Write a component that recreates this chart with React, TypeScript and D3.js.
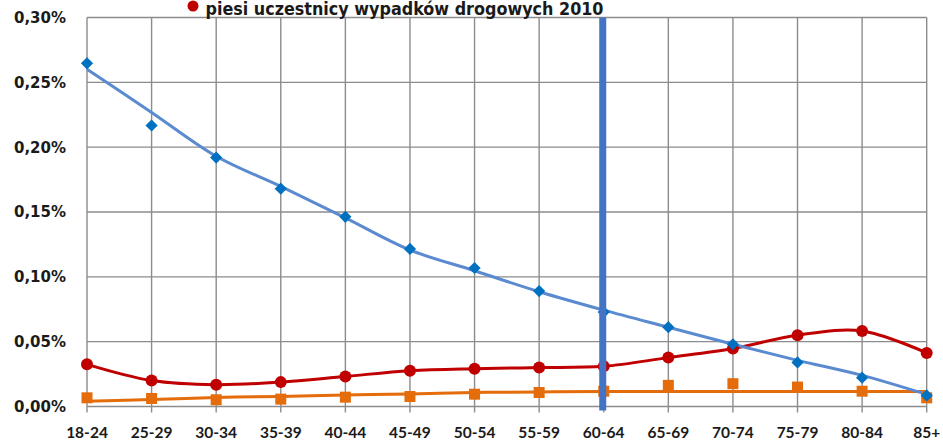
import React from "react";
import * as d3 from "d3";

const categories = ["18-24","25-29","30-34","35-39","40-44","45-49","50-54","55-59","60-64","65-69","70-74","75-79","80-84","85+"];
// blue diamond markers (%)
const blueMarkers = [0.2647,0.2167,0.192,0.168,0.1463,0.1215,0.1068,0.089,0.0728,0.0612,0.048,0.034,0.0222,0.0085];
// blue smoothed trend line (%)
const blueLine = [0.260,0.2268,0.193,0.1697,0.1455,0.1207,0.1047,0.0885,0.0743,0.0611,0.048,0.0356,0.024,0.0093];
// red circles: piesi uczestnicy wypadków drogowych 2010 (%)
const redValues = [0.0325,0.020,0.0168,0.0188,0.0232,0.0276,0.0292,0.030,0.031,0.0377,0.0447,0.055,0.0583,0.0413];
// orange square markers (%)
const orangeMarkers = [0.0067,0.0062,0.0052,0.0057,0.0072,0.0077,0.0095,0.0108,0.0118,0.0163,0.0176,0.015,0.0118,0.0067];
// orange trend line (%)
const orangeLine = [0.0041,0.0054,0.007,0.0077,0.0089,0.0097,0.0108,0.0112,0.0116,0.0116,0.0116,0.0116,0.0116,0.0116];
const yTicks = [0, 0.05, 0.1, 0.15, 0.2, 0.25, 0.3];
const highlightCategory = "60-64";
const legendLabel = "piesi uczestnicy wypadków drogowych 2010";

const W = 943, H = 440;
const left = 87, right = 926.7, top = 17.5, bottom = 406.5;

export default function App() {
  const x = d3.scalePoint<string>().domain(categories).range([left, right]).padding(0);
  const y = d3.scaleLinear().domain([0, 0.3]).range([bottom, top]);
  const fmt = (v: number) => v.toFixed(2).replace(".", ",") + "%";
  const line = d3.line<number>().x((_, i) => x(categories[i])!).y(d => y(d)).curve(d3.curveCatmullRom.alpha(0.5));
  const grid = "#8c8c8c";
  const diamond = d3.symbol().type(d3.symbolDiamond2).size(95)();
  return (
    <svg width={W} height={H} style={{ position: "absolute", left: 0, top: 0, background: "#fff" }}>
      <rect width={W} height={H} fill="#fff" />
      {yTicks.map(t => (
        <line key={"h" + t} x1={left} x2={right} y1={y(t)} y2={y(t)} stroke={grid} strokeWidth={1.4} />
      ))}
      {categories.map(c => (
        <line key={"v" + c} x1={x(c)} x2={x(c)} y1={top} y2={bottom + 6} stroke={grid} strokeWidth={1.4} />
      ))}
      {yTicks.map(t => (
        <text key={"yl" + t} x={66} y={y(t)} dy="0.36em" textAnchor="end"
          fontFamily="DejaVu Sans" fontWeight="bold" fontSize={15} fill="#1a1a1a">{fmt(t)}</text>
      ))}
      {categories.map(c => (
        <text key={"xl" + c} x={x(c)} y={438} textAnchor="middle"
          fontFamily="Lato" fontWeight="bold" fontSize={15.5} fill="#1a1a1a">{c}</text>
      ))}
      <path d={line(orangeLine)!} fill="none" stroke="#E46C0A" strokeWidth={3} />
      <path d={line(redValues)!} fill="none" stroke="#C00000" strokeWidth={3} />
      <path d={line(blueLine)!} fill="none" stroke="#5A8AD0" strokeWidth={3} />
      {orangeMarkers.map((v, i) => (
        <rect key={"o" + i} x={x(categories[i])! - 5.5} y={y(v) - 5.5} width={11} height={11} fill="#E46C0A" />
      ))}
      {redValues.map((v, i) => (
        <circle key={"r" + i} cx={x(categories[i])} cy={y(v)} r={6} fill="#C00000" />
      ))}
      {blueMarkers.map((v, i) => (
        <path key={"b" + i} d={diamond!} transform={`translate(${x(categories[i])},${y(v)})`} fill="#0070C0" />
      ))}
      <rect x={x(highlightCategory)! - 4.5} y={top} width={7} height={bottom + 4 - top} fill="#4472C4" />
      <circle cx={193} cy={6} r={5.5} fill="#C00000" />
      <text x={205.5} y={14.5} fontFamily="DejaVu Sans" fontWeight="bold" fontSize={17} fill="#1a1a1a"
        textLength={398} lengthAdjust="spacingAndGlyphs">{legendLabel}</text>
    </svg>
  );
}
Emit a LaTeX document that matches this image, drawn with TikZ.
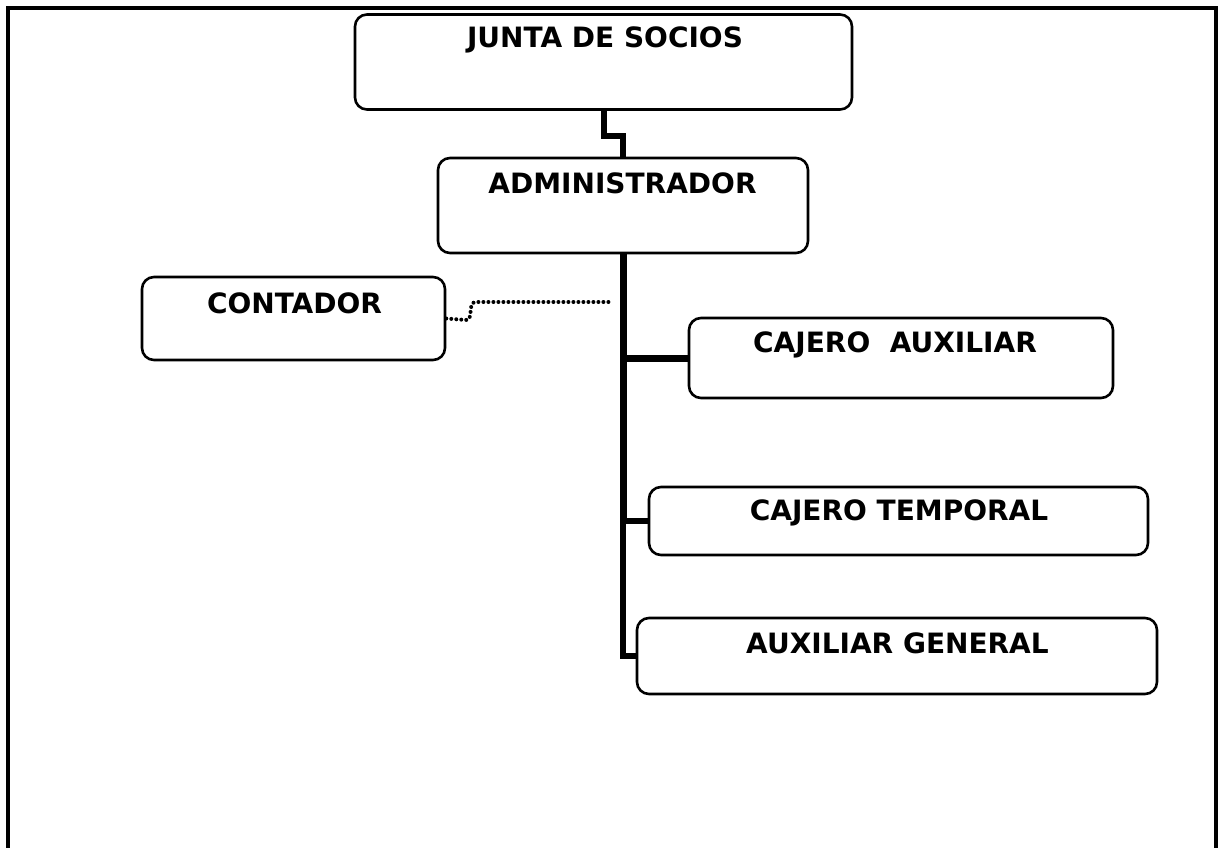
\documentclass[tikz,border=0pt]{standalone}
\usepackage{fontspec}
\setmainfont{DejaVu Sans}
\begin{document}
\begin{tikzpicture}[x=1pt,y=-1pt,
  box/.style={draw=black,line width=2.6pt,rounded corners=12pt,inner sep=0pt},
  lbl/.style={anchor=base,inner sep=0pt,font=\fontsize{28}{32}\selectfont\bfseries},
  link/.style={line width=6pt},
  dotlink/.style={line width=4pt,line cap=round,dash pattern=on 0pt off 5pt}]
\useasboundingbox (0,0) rectangle (1220,848);
% frame
\draw[line width=3.6pt] (8,848) -- (8,8) -- (1216,8) -- (1216,848);
% boxes
\node[box,minimum width=497pt,minimum height=95pt] (junta) at (603.5,62) {};
\node[lbl] (juntat) at (605,48) {JUNTA DE SOCIOS};
\node[box,minimum width=370pt,minimum height=95pt] (admin) at (623,205.5) {};
\node[lbl] (admint) at (622.5,193) {ADMINISTRADOR};
\node[box,minimum width=303pt,minimum height=83pt] (cont) at (293.5,318.5) {};
\node[lbl] (contt) at (294.5,313) {CONTADOR};
\node[box,minimum width=424pt,minimum height=80pt] (caux) at (901,358) {};
\node[lbl] (cauxt) at (895,352) {CAJERO\ \ AUXILIAR};
\node[box,minimum width=499pt,minimum height=68pt] (ctemp) at (898.5,521) {};
\node[lbl] (ctempt) at (899,520) {CAJERO TEMPORAL};
\node[box,minimum width=520pt,minimum height=76pt] (auxg) at (897,656) {};
\node[lbl] (auxgt) at (897.5,653) {AUXILIAR GENERAL};
% connectors
\draw[link] (junta.south) -- ++(0,25) -| (admin.north);
\draw[line width=7pt] (admin.south) -- (admin.south |- ctemp.west);
\draw[link] (admin.south |- ctemp.west) |- (auxg.west);
\draw[line width=7pt] (admin.south |- caux.west) -- (caux.west);
\draw[link] (admin.south |- ctemp.west) -- (ctemp.west);
\coordinate (dend) at (611,302);
\draw[dotlink] (cont.east) -- (466,320) .. controls (474,320) and (467,302) .. (476,302) -- (dend);
\end{tikzpicture}
\end{document}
——
**AIM OF THE EXERCISE:**
Copy every record above exactly, leaving out any pictures.

**EXERCISE OUTPUT:**
Write a component that recreates this chart with React, TypeScript and D3.js.
import React from "react";
import * as d3 from "d3";

const categories = ["18-24","25-29","30-34","35-39","40-44","45-49","50-54","55-59","60-64","65-69","70-74","75-79","80-84","85+"];
// blue diamond markers (%)
const blueMarkers = [0.2647,0.2167,0.192,0.168,0.1463,0.1215,0.1068,0.089,0.0728,0.0612,0.048,0.034,0.0222,0.0085];
// blue smoothed trend line (%)
const blueLine = [0.260,0.2268,0.193,0.1697,0.1455,0.1207,0.1047,0.0885,0.0743,0.0611,0.048,0.0356,0.024,0.0093];
// red circles: piesi uczestnicy wypadków drogowych 2010 (%)
const redValues = [0.0325,0.020,0.0168,0.0188,0.0232,0.0276,0.0292,0.030,0.031,0.0377,0.0447,0.055,0.0583,0.0413];
// orange square markers (%)
const orangeMarkers = [0.0067,0.0062,0.0052,0.0057,0.0072,0.0077,0.0095,0.0108,0.0118,0.0163,0.0176,0.015,0.0118,0.0067];
// orange trend line (%)
const orangeLine = [0.0041,0.0054,0.007,0.0077,0.0089,0.0097,0.0108,0.0112,0.0116,0.0116,0.0116,0.0116,0.0116,0.0116];
const yTicks = [0, 0.05, 0.1, 0.15, 0.2, 0.25, 0.3];
const highlightCategory = "60-64";
const legendLabel = "piesi uczestnicy wypadków drogowych 2010";

const W = 943, H = 440;
const left = 87, right = 926.7, top = 17.5, bottom = 406.5;

export default function App() {
  const x = d3.scalePoint<string>().domain(categories).range([left, right]).padding(0);
  const y = d3.scaleLinear().domain([0, 0.3]).range([bottom, top]);
  const fmt = (v: number) => v.toFixed(2).replace(".", ",") + "%";
  const line = d3.line<number>().x((_, i) => x(categories[i])!).y(d => y(d)).curve(d3.curveCatmullRom.alpha(0.5));
  const grid = "#8c8c8c";
  const diamond = d3.symbol().type(d3.symbolDiamond2).size(95)();
  return (
    <svg width={W} height={H} style={{ position: "absolute", left: 0, top: 0, background: "#fff" }}>
      <rect width={W} height={H} fill="#fff" />
      {yTicks.map(t => (
        <line key={"h" + t} x1={left} x2={right} y1={y(t)} y2={y(t)} stroke={grid} strokeWidth={1.4} />
      ))}
      {categories.map(c => (
        <line key={"v" + c} x1={x(c)} x2={x(c)} y1={top} y2={bottom + 6} stroke={grid} strokeWidth={1.4} />
      ))}
      {yTicks.map(t => (
        <text key={"yl" + t} x={66} y={y(t)} dy="0.36em" textAnchor="end"
          fontFamily="DejaVu Sans" fontWeight="bold" fontSize={15} fill="#1a1a1a">{fmt(t)}</text>
      ))}
      {categories.map(c => (
        <text key={"xl" + c} x={x(c)} y={438} textAnchor="middle"
          fontFamily="Lato" fontWeight="bold" fontSize={15.5} fill="#1a1a1a">{c}</text>
      ))}
      <path d={line(orangeLine)!} fill="none" stroke="#E46C0A" strokeWidth={3} />
      <path d={line(redValues)!} fill="none" stroke="#C00000" strokeWidth={3} />
      <path d={line(blueLine)!} fill="none" stroke="#5A8AD0" strokeWidth={3} />
      {orangeMarkers.map((v, i) => (
        <rect key={"o" + i} x={x(categories[i])! - 5.5} y={y(v) - 5.5} width={11} height={11} fill="#E46C0A" />
      ))}
      {redValues.map((v, i) => (
        <circle key={"r" + i} cx={x(categories[i])} cy={y(v)} r={6} fill="#C00000" />
      ))}
      {blueMarkers.map((v, i) => (
        <path key={"b" + i} d={diamond!} transform={`translate(${x(categories[i])},${y(v)})`} fill="#0070C0" />
      ))}
      <rect x={x(highlightCategory)! - 4.5} y={top} width={7} height={bottom + 4 - top} fill="#4472C4" />
      <circle cx={193} cy={6} r={5.5} fill="#C00000" />
      <text x={205.5} y={14.5} fontFamily="DejaVu Sans" fontWeight="bold" fontSize={17} fill="#1a1a1a"
        textLength={398} lengthAdjust="spacingAndGlyphs">{legendLabel}</text>
    </svg>
  );
}
Emit a LaTeX document that matches this image, drawn with TikZ.
\documentclass[tikz,border=0pt]{standalone}
\usepackage{fontspec}
\setmainfont{DejaVu Sans}
\begin{document}
\begin{tikzpicture}[x=1pt,y=-1pt,
  box/.style={draw=black,line width=2.6pt,rounded corners=12pt,inner sep=0pt},
  lbl/.style={anchor=base,inner sep=0pt,font=\fontsize{28}{32}\selectfont\bfseries},
  link/.style={line width=6pt},
  dotlink/.style={line width=4pt,line cap=round,dash pattern=on 0pt off 5pt}]
\useasboundingbox (0,0) rectangle (1220,848);
% frame
\draw[line width=3.6pt] (8,848) -- (8,8) -- (1216,8) -- (1216,848);
% boxes
\node[box,minimum width=497pt,minimum height=95pt] (junta) at (603.5,62) {};
\node[lbl] (juntat) at (605,48) {JUNTA DE SOCIOS};
\node[box,minimum width=370pt,minimum height=95pt] (admin) at (623,205.5) {};
\node[lbl] (admint) at (622.5,193) {ADMINISTRADOR};
\node[box,minimum width=303pt,minimum height=83pt] (cont) at (293.5,318.5) {};
\node[lbl] (contt) at (294.5,313) {CONTADOR};
\node[box,minimum width=424pt,minimum height=80pt] (caux) at (901,358) {};
\node[lbl] (cauxt) at (895,352) {CAJERO\ \ AUXILIAR};
\node[box,minimum width=499pt,minimum height=68pt] (ctemp) at (898.5,521) {};
\node[lbl] (ctempt) at (899,520) {CAJERO TEMPORAL};
\node[box,minimum width=520pt,minimum height=76pt] (auxg) at (897,656) {};
\node[lbl] (auxgt) at (897.5,653) {AUXILIAR GENERAL};
% connectors
\draw[link] (junta.south) -- ++(0,25) -| (admin.north);
\draw[line width=7pt] (admin.south) -- (admin.south |- ctemp.west);
\draw[link] (admin.south |- ctemp.west) |- (auxg.west);
\draw[line width=7pt] (admin.south |- caux.west) -- (caux.west);
\draw[link] (admin.south |- ctemp.west) -- (ctemp.west);
\coordinate (dend) at (611,302);
\draw[dotlink] (cont.east) -- (466,320) .. controls (474,320) and (467,302) .. (476,302) -- (dend);
\end{tikzpicture}
\end{document}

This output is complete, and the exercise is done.